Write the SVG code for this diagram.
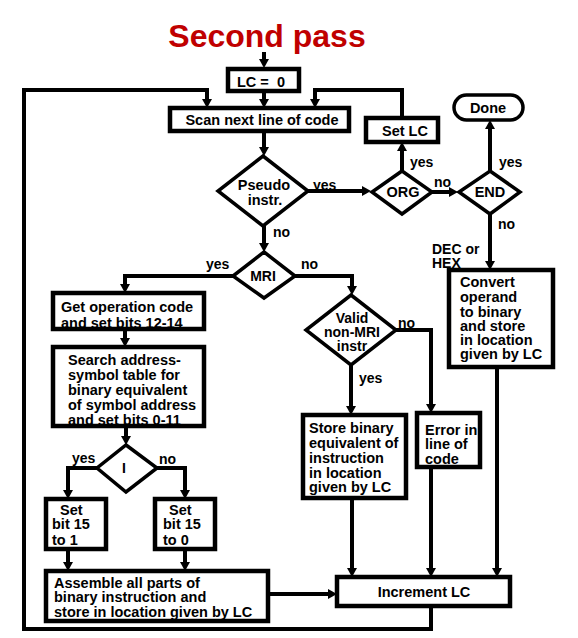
<svg xmlns="http://www.w3.org/2000/svg" width="578" height="638" viewBox="0 0 578 638">
<style>
.box{fill:none;stroke:#000;stroke-width:4.5}
.dia{fill:none;stroke:#000;stroke-width:3.5;stroke-linejoin:miter}
.pill{fill:none;stroke:#000;stroke-width:3.5}
.t{font-family:"Liberation Sans",Arial,sans-serif;font-size:14.5px;font-weight:bold;fill:#000}
.d{font-family:"Liberation Sans",Arial,sans-serif;font-size:14.5px;font-weight:bold;fill:#000}
.db{font-family:"Liberation Sans",Arial,sans-serif;font-size:14px;font-weight:bold;fill:#000}
.l{font-family:"Liberation Sans",Arial,sans-serif;font-size:14px;font-weight:bold;fill:#000}
.c{text-anchor:middle}
.conn path{fill:none;stroke:#000;stroke-width:4}
.title{font-family:"Liberation Sans",Arial,sans-serif;font-size:32px;font-weight:bold;fill:#c00000}
</style>
<defs>
<marker id="ah" markerUnits="userSpaceOnUse" markerWidth="10" markerHeight="10" refX="1" refY="5" orient="auto" viewBox="0 0 10 10">
<path d="M0,0 L9,5 L0,10 z" fill="#000"/>
</marker>
</defs>
<rect width="578" height="638" fill="#fff"/>
<text class="title c" x="267" y="47">Second pass</text>

<g id="connectors" class="conn">
<path d="M264,52 V60" marker-end="url(#ah)"/>
<path d="M264,91 V100" marker-end="url(#ah)"/>
<path d="M431,606 V629 H24 V90 H207 V100" marker-end="url(#ah)"/>
<path d="M402,118 V90 H315 V100" marker-end="url(#ah)"/>
<path d="M264,131 V148" marker-end="url(#ah)"/>
<path d="M308,191 H363" marker-end="url(#ah)"/>
<path d="M402,171 V150" marker-end="url(#ah)"/>
<path d="M432,192 H450" marker-end="url(#ah)"/>
<path d="M490,171 V128" marker-end="url(#ah)"/>
<path d="M490,214 V262" marker-end="url(#ah)"/>
<path d="M264,226 V244" marker-end="url(#ah)"/>
<path d="M233,276 H125 V285" marker-end="url(#ah)"/>
<path d="M295,276 H352 V287" marker-end="url(#ah)"/>
<path d="M125,329 V339" marker-end="url(#ah)"/>
<path d="M126,426 V437" marker-end="url(#ah)"/>
<path d="M97,468 H68 V491" marker-end="url(#ah)"/>
<path d="M157,468 H185 V491" marker-end="url(#ah)"/>
<path d="M68,549 V563" marker-end="url(#ah)"/>
<path d="M185,549 V563" marker-end="url(#ah)"/>
<path d="M268,594 H329" marker-end="url(#ah)"/>
<path d="M351,365 V407" marker-end="url(#ah)"/>
<path d="M396,330 H431 V405" marker-end="url(#ah)"/>
<path d="M352,498 V569" marker-end="url(#ah)"/>
<path d="M431,467 V569" marker-end="url(#ah)"/>
<path d="M497,367 V569" marker-end="url(#ah)"/>
</g>

<g id="labels">
<text class="l" x="313" y="190">yes</text>
<text class="l" x="410" y="167">yes</text>
<text class="l" x="434" y="187">no</text>
<text class="l" x="499" y="167">yes</text>
<text class="l" x="498" y="229">no</text>
<text class="l" x="432" y="254">DEC or</text>
<text class="l" x="432" y="268">HEX</text>
<text class="l" x="273" y="237">no</text>
<text class="l" x="206" y="269">yes</text>
<text class="l" x="301" y="269">no</text>
<text class="l" x="398" y="328">no</text>
<text class="l" x="359" y="383">yes</text>
<text class="l" x="72" y="463">yes</text>
<text class="l" x="159" y="464">no</text>
</g>

<g id="lc0">
<text class="t" x="237" y="87" xml:space="preserve">LC =  0</text>
<rect class="box" x="228" y="69" width="71" height="22"/>
</g>
<g id="scan">
<text class="t c" x="262" y="125">Scan next line of code</text>
<rect class="box" x="170" y="108" width="179" height="23"/>
</g>
<g id="setlc">
<text class="t" x="382" y="136">Set LC</text>
<rect class="box" x="366" y="118" width="72" height="24"/>
</g>
<g id="done">
<rect class="pill" x="454" y="95" width="69" height="25" rx="12.5"/>
<text class="t c" x="488" y="113">Done</text>
</g>
<g id="pseudo">
<polygon class="dia" points="263,156 308,191 263,226 218,191"/>
<text class="d c" x="264" y="190">Pseudo</text>
<text class="d c" x="265" y="205">instr.</text>
</g>
<g id="org">
<polygon class="dia" points="402,171 432,192 402,214 372,192"/>
<text class="d c" x="403" y="197">ORG</text>
</g>
<g id="end">
<polygon class="dia" points="490,171 520,192 490,214 459,192"/>
<text class="d c" x="490" y="197">END</text>
</g>
<g id="mri">
<polygon class="dia" points="264,252 295,276 264,298 233,276"/>
<text class="db c" x="263" y="281">MRI</text>
</g>
<g id="getop">
<text class="t" x="61" y="312">Get operation code</text>
<text class="t" x="61" y="328">and set bits 12-14</text>
<rect class="box" x="53" y="293" width="151" height="36"/>
</g>
<g id="search">
<text class="t" x="68" y="365">Search address-</text>
<text class="t" x="68" y="380">symbol table for</text>
<text class="t" x="68" y="395">binary equivalent</text>
<text class="t" x="68" y="410">of symbol address</text>
<text class="t" x="68" y="425">and set bits 0-11</text>
<rect class="box" x="53" y="347" width="151" height="79"/>
</g>
<g id="indirect">
<polygon class="dia" points="126,445 157,468 126,492 97,468"/>
<text class="db c" x="124" y="473">I</text>
</g>
<g id="set1">
<text class="t" x="60" y="515">Set</text>
<text class="t" x="52" y="529">bit 15</text>
<text class="t" x="52" y="545">to 1</text>
<rect class="box" x="46" y="499" width="60" height="50"/>
</g>
<g id="set0">
<text class="t" x="169" y="515">Set</text>
<text class="t" x="163" y="529">bit 15</text>
<text class="t" x="163" y="545">to 0</text>
<rect class="box" x="155" y="499" width="60" height="50"/>
</g>
<g id="assemble">
<text class="t" x="54" y="588">Assemble all parts of</text>
<text class="t" x="54" y="602">binary instruction and</text>
<text class="t" x="54" y="617">store in location given by LC</text>
<rect class="box" x="46" y="571" width="222" height="50"/>
</g>
<g id="valid">
<polygon class="dia" points="351,295 396,330 351,365 306,330"/>
<text class="db c" x="352" y="323">Valid</text>
<text class="db c" x="352" y="337">non-MRI</text>
<text class="db c" x="352" y="351">instr</text>
</g>
<g id="store">
<text class="t" x="309" y="433">Store binary</text>
<text class="t" x="309" y="448">equivalent of</text>
<text class="t" x="309" y="463">instruction</text>
<text class="t" x="309" y="478">in location</text>
<text class="t" x="309" y="492">given by LC</text>
<rect class="box" x="303" y="415" width="103" height="83"/>
</g>
<g id="error">
<text class="t" x="425" y="435">Error in</text>
<text class="t" x="425" y="449">line of</text>
<text class="t" x="425" y="464">code</text>
<rect class="box" x="417" y="413" width="63" height="54"/>
</g>
<g id="convert">
<text class="t" x="460" y="287">Convert</text>
<text class="t" x="460" y="302">operand</text>
<text class="t" x="460" y="317">to binary</text>
<text class="t" x="460" y="331">and store</text>
<text class="t" x="460" y="345">in location</text>
<text class="t" x="460" y="359">given by LC</text>
<rect class="box" x="449" y="270" width="104" height="97"/>
</g>
<g id="increment">
<text class="t c" x="424" y="597">Increment LC</text>
<rect class="box" x="337" y="577" width="173" height="29"/>
</g>
</svg>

◆ ◆ ◆ ◆ ◆

#### [What you are asked to do]
Leaving the pictures aside, transcribe the entire listing exactly.

#### [Expected answer]
Write the SVG code for this diagram.
<svg xmlns="http://www.w3.org/2000/svg" width="578" height="638" viewBox="0 0 578 638">
<style>
.box{fill:none;stroke:#000;stroke-width:4.5}
.dia{fill:none;stroke:#000;stroke-width:3.5;stroke-linejoin:miter}
.pill{fill:none;stroke:#000;stroke-width:3.5}
.t{font-family:"Liberation Sans",Arial,sans-serif;font-size:14.5px;font-weight:bold;fill:#000}
.d{font-family:"Liberation Sans",Arial,sans-serif;font-size:14.5px;font-weight:bold;fill:#000}
.db{font-family:"Liberation Sans",Arial,sans-serif;font-size:14px;font-weight:bold;fill:#000}
.l{font-family:"Liberation Sans",Arial,sans-serif;font-size:14px;font-weight:bold;fill:#000}
.c{text-anchor:middle}
.conn path{fill:none;stroke:#000;stroke-width:4}
.title{font-family:"Liberation Sans",Arial,sans-serif;font-size:32px;font-weight:bold;fill:#c00000}
</style>
<defs>
<marker id="ah" markerUnits="userSpaceOnUse" markerWidth="10" markerHeight="10" refX="1" refY="5" orient="auto" viewBox="0 0 10 10">
<path d="M0,0 L9,5 L0,10 z" fill="#000"/>
</marker>
</defs>
<rect width="578" height="638" fill="#fff"/>
<text class="title c" x="267" y="47">Second pass</text>

<g id="connectors" class="conn">
<path d="M264,52 V60" marker-end="url(#ah)"/>
<path d="M264,91 V100" marker-end="url(#ah)"/>
<path d="M431,606 V629 H24 V90 H207 V100" marker-end="url(#ah)"/>
<path d="M402,118 V90 H315 V100" marker-end="url(#ah)"/>
<path d="M264,131 V148" marker-end="url(#ah)"/>
<path d="M308,191 H363" marker-end="url(#ah)"/>
<path d="M402,171 V150" marker-end="url(#ah)"/>
<path d="M432,192 H450" marker-end="url(#ah)"/>
<path d="M490,171 V128" marker-end="url(#ah)"/>
<path d="M490,214 V262" marker-end="url(#ah)"/>
<path d="M264,226 V244" marker-end="url(#ah)"/>
<path d="M233,276 H125 V285" marker-end="url(#ah)"/>
<path d="M295,276 H352 V287" marker-end="url(#ah)"/>
<path d="M125,329 V339" marker-end="url(#ah)"/>
<path d="M126,426 V437" marker-end="url(#ah)"/>
<path d="M97,468 H68 V491" marker-end="url(#ah)"/>
<path d="M157,468 H185 V491" marker-end="url(#ah)"/>
<path d="M68,549 V563" marker-end="url(#ah)"/>
<path d="M185,549 V563" marker-end="url(#ah)"/>
<path d="M268,594 H329" marker-end="url(#ah)"/>
<path d="M351,365 V407" marker-end="url(#ah)"/>
<path d="M396,330 H431 V405" marker-end="url(#ah)"/>
<path d="M352,498 V569" marker-end="url(#ah)"/>
<path d="M431,467 V569" marker-end="url(#ah)"/>
<path d="M497,367 V569" marker-end="url(#ah)"/>
</g>

<g id="labels">
<text class="l" x="313" y="190">yes</text>
<text class="l" x="410" y="167">yes</text>
<text class="l" x="434" y="187">no</text>
<text class="l" x="499" y="167">yes</text>
<text class="l" x="498" y="229">no</text>
<text class="l" x="432" y="254">DEC or</text>
<text class="l" x="432" y="268">HEX</text>
<text class="l" x="273" y="237">no</text>
<text class="l" x="206" y="269">yes</text>
<text class="l" x="301" y="269">no</text>
<text class="l" x="398" y="328">no</text>
<text class="l" x="359" y="383">yes</text>
<text class="l" x="72" y="463">yes</text>
<text class="l" x="159" y="464">no</text>
</g>

<g id="lc0">
<text class="t" x="237" y="87" xml:space="preserve">LC =  0</text>
<rect class="box" x="228" y="69" width="71" height="22"/>
</g>
<g id="scan">
<text class="t c" x="262" y="125">Scan next line of code</text>
<rect class="box" x="170" y="108" width="179" height="23"/>
</g>
<g id="setlc">
<text class="t" x="382" y="136">Set LC</text>
<rect class="box" x="366" y="118" width="72" height="24"/>
</g>
<g id="done">
<rect class="pill" x="454" y="95" width="69" height="25" rx="12.5"/>
<text class="t c" x="488" y="113">Done</text>
</g>
<g id="pseudo">
<polygon class="dia" points="263,156 308,191 263,226 218,191"/>
<text class="d c" x="264" y="190">Pseudo</text>
<text class="d c" x="265" y="205">instr.</text>
</g>
<g id="org">
<polygon class="dia" points="402,171 432,192 402,214 372,192"/>
<text class="d c" x="403" y="197">ORG</text>
</g>
<g id="end">
<polygon class="dia" points="490,171 520,192 490,214 459,192"/>
<text class="d c" x="490" y="197">END</text>
</g>
<g id="mri">
<polygon class="dia" points="264,252 295,276 264,298 233,276"/>
<text class="db c" x="263" y="281">MRI</text>
</g>
<g id="getop">
<text class="t" x="61" y="312">Get operation code</text>
<text class="t" x="61" y="328">and set bits 12-14</text>
<rect class="box" x="53" y="293" width="151" height="36"/>
</g>
<g id="search">
<text class="t" x="68" y="365">Search address-</text>
<text class="t" x="68" y="380">symbol table for</text>
<text class="t" x="68" y="395">binary equivalent</text>
<text class="t" x="68" y="410">of symbol address</text>
<text class="t" x="68" y="425">and set bits 0-11</text>
<rect class="box" x="53" y="347" width="151" height="79"/>
</g>
<g id="indirect">
<polygon class="dia" points="126,445 157,468 126,492 97,468"/>
<text class="db c" x="124" y="473">I</text>
</g>
<g id="set1">
<text class="t" x="60" y="515">Set</text>
<text class="t" x="52" y="529">bit 15</text>
<text class="t" x="52" y="545">to 1</text>
<rect class="box" x="46" y="499" width="60" height="50"/>
</g>
<g id="set0">
<text class="t" x="169" y="515">Set</text>
<text class="t" x="163" y="529">bit 15</text>
<text class="t" x="163" y="545">to 0</text>
<rect class="box" x="155" y="499" width="60" height="50"/>
</g>
<g id="assemble">
<text class="t" x="54" y="588">Assemble all parts of</text>
<text class="t" x="54" y="602">binary instruction and</text>
<text class="t" x="54" y="617">store in location given by LC</text>
<rect class="box" x="46" y="571" width="222" height="50"/>
</g>
<g id="valid">
<polygon class="dia" points="351,295 396,330 351,365 306,330"/>
<text class="db c" x="352" y="323">Valid</text>
<text class="db c" x="352" y="337">non-MRI</text>
<text class="db c" x="352" y="351">instr</text>
</g>
<g id="store">
<text class="t" x="309" y="433">Store binary</text>
<text class="t" x="309" y="448">equivalent of</text>
<text class="t" x="309" y="463">instruction</text>
<text class="t" x="309" y="478">in location</text>
<text class="t" x="309" y="492">given by LC</text>
<rect class="box" x="303" y="415" width="103" height="83"/>
</g>
<g id="error">
<text class="t" x="425" y="435">Error in</text>
<text class="t" x="425" y="449">line of</text>
<text class="t" x="425" y="464">code</text>
<rect class="box" x="417" y="413" width="63" height="54"/>
</g>
<g id="convert">
<text class="t" x="460" y="287">Convert</text>
<text class="t" x="460" y="302">operand</text>
<text class="t" x="460" y="317">to binary</text>
<text class="t" x="460" y="331">and store</text>
<text class="t" x="460" y="345">in location</text>
<text class="t" x="460" y="359">given by LC</text>
<rect class="box" x="449" y="270" width="104" height="97"/>
</g>
<g id="increment">
<text class="t c" x="424" y="597">Increment LC</text>
<rect class="box" x="337" y="577" width="173" height="29"/>
</g>
</svg>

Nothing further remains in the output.